** start of SUPPLIED RECORDS **

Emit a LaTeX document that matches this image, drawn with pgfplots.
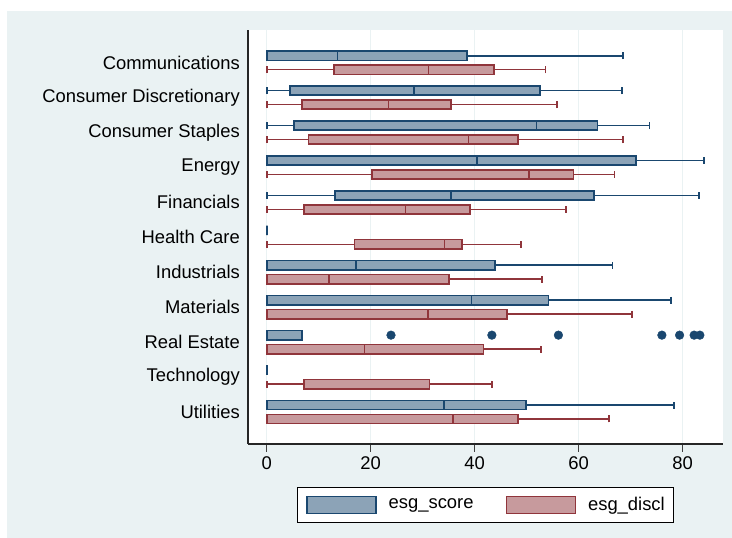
\documentclass[border=0pt]{standalone}
\usepackage{fontspec}
\setmainfont{Liberation Sans}
\usepackage{pgfplots}
\pgfplotsset{compat=1.18}
\usepgfplotslibrary{statistics}
\definecolor{snavy}{HTML}{1A476F}
\definecolor{sfill}{HTML}{8CA3B7}
\definecolor{rmar}{HTML}{90353B}
\definecolor{rfill}{HTML}{C79A9D}
\definecolor{bgblue}{HTML}{EAF2F3}
\pgfplotsset{
  scorestyle/.style={draw=snavy, fill=sfill, line width=1.6pt, solid},
  disclstyle/.style={draw=rmar, fill=rfill, line width=1.6pt, solid},
}
% #1 position, #2 lower whisker, #3 Q1, #4 median, #5 Q3, #6 upper whisker
\newcommand{\scoreplot}[6]{\addplot[scorestyle, boxplot prepared={draw position=#1+0.2, lower whisker=#2, lower quartile=#3, median=#4, upper quartile=#5, upper whisker=#6}] coordinates {};}
\newcommand{\disclplot}[6]{\addplot[disclstyle, boxplot prepared={draw position=#1-0.2, lower whisker=#2, lower quartile=#3, median=#4, upper quartile=#5, upper whisker=#6}] coordinates {};}
\begin{document}
\fontsize{18.4}{21}\selectfont
\begin{tikzpicture}[x=1pt,y=1pt]
\useasboundingbox (0,0) rectangle (732,538);
\fill[white] (0,0) rectangle (732,538);
\fill[bgblue] (7,0) rectangle (732,527);
\begin{axis}[
  at={(248pt,94pt)}, anchor=south west,
  scale only axis, width=475pt, height=414pt,
  xmin=-3.6, xmax=87.75, ymin=0.084, ymax=11.936,
  axis lines*=left,
  axis line style={draw=black!85, line width=1.1pt},
  axis background/.style={fill=white},
  xtick={0,20,40,60,80},
  ytick={1,2,3,4,5,6,7,8,9,10,11},
  yticklabels={Utilities,Technology,Real Estate,Materials,Industrials,Health Care,Financials,Energy,Consumer Staples,Consumer Discretionary,Communications},
  xmajorgrids,
  major grid style={draw=bgblue, line width=1.5pt},
  tick align=outside,
  major tick length=8pt,
  xtick style={draw=black!75, line width=1.1pt},
  ytick style={draw=none},
  /pgf/number format/assume math mode=true,
  yticklabel style={inner sep=0pt, xshift=0pt},
  xticklabel style={inner sep=0pt, yshift=-4pt},
  boxplot/draw direction=x,
  boxplot/box extend=0.266,
  boxplot/whisker extend=0.2,
  boxplot/every whisker/.style={line width=1.6pt},
  boxplot/every median/.style={line width=1.6pt},
  boxplot/every box/.style={line width=1.6pt},
  legend columns=2,
  legend style={at={(0.5,-0.1039)}, anchor=north, draw=black, line width=1pt, fill=white,
    inner xsep=9pt, inner ysep=8pt, nodes={inner sep=0pt},
    /tikz/every odd column/.append style={column sep=12pt},
    /tikz/every even column/.append style={column sep=32pt}},
]
\addlegendimage{legend image code/.code={\draw[fill=sfill,draw=snavy,line width=1.5pt] (0pt,-8.5pt) rectangle (69pt,8.5pt);}}
\addlegendentry{esg\_score}
\addlegendimage{legend image code/.code={\draw[fill=rfill,draw=rmar,line width=1.5pt] (0pt,-8.5pt) rectangle (69pt,8.5pt);}}
\addlegendentry{esg\_discl}
% Communications
\scoreplot{11}{0}{0}{13.6}{38.5}{68.5}
\disclplot{11}{0}{12.9}{31.1}{43.7}{53.6}
% Consumer Discretionary
\scoreplot{10}{0}{4.5}{28.3}{52.6}{68.3}
\disclplot{10}{0}{6.8}{23.4}{35.4}{55.8}
% Consumer Staples
\scoreplot{9}{0}{5.3}{51.9}{63.6}{73.6}
\disclplot{9}{0}{8.0}{38.8}{48.3}{68.5}
% Energy
\scoreplot{8}{0}{0}{40.4}{71.0}{84.1}
\disclplot{8}{0}{20.3}{50.4}{59.0}{66.9}
% Financials
\scoreplot{7}{0}{13.1}{35.4}{62.9}{83.1}
\disclplot{7}{0}{7.2}{26.7}{39.1}{57.5}
% Health Care
\scoreplot{6}{0}{0}{0}{0}{0}
\disclplot{6}{0}{16.9}{34.2}{37.6}{48.9}
% Industrials
\scoreplot{5}{0}{0}{17.2}{43.9}{66.5}
\disclplot{5}{0}{0}{12.0}{35.1}{52.9}
% Materials
\scoreplot{4}{0}{0}{39.4}{54.2}{77.8}
\disclplot{4}{0}{0}{31.0}{46.2}{70.3}
% Real Estate
\addplot[scorestyle, mark=*, mark size=4.3pt, mark options={solid, fill=snavy, draw=snavy, line width=0.5pt},
  boxplot prepared={draw position=3.2, lower whisker=0, lower quartile=0, median=0, upper quartile=6.8, upper whisker=6.8}]
  table[row sep=\\, y index=0] {23.9\\ 43.3\\ 56.1\\ 76.0\\ 79.4\\ 82.2\\ 83.3\\};
\disclplot{3}{0}{0}{18.8}{41.7}{52.7}
% Technology
\scoreplot{2}{0}{0}{0}{0}{0}
\disclplot{2}{0}{7.2}{7.2}{31.3}{43.3}
% Utilities
\scoreplot{1}{0}{0}{34.1}{49.9}{78.3}
\disclplot{1}{0}{0}{35.8}{48.3}{65.8}
\end{axis}
\end{tikzpicture}
\end{document}
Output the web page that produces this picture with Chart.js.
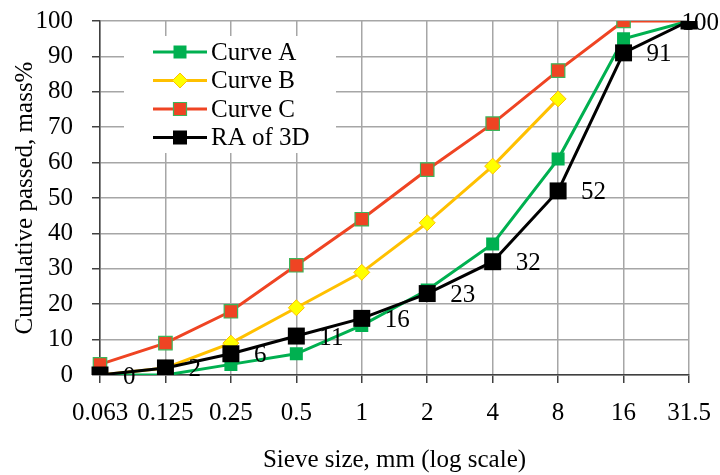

** end of SUPPLIED RECORDS **

• _GIVEN EXERCISE_:
Pull every line holding "that" out of the records.

• _TASK RESULT_:
Emit a LaTeX document that matches this image, drawn with pgfplots.
Output the web page that produces this picture with Chart.js.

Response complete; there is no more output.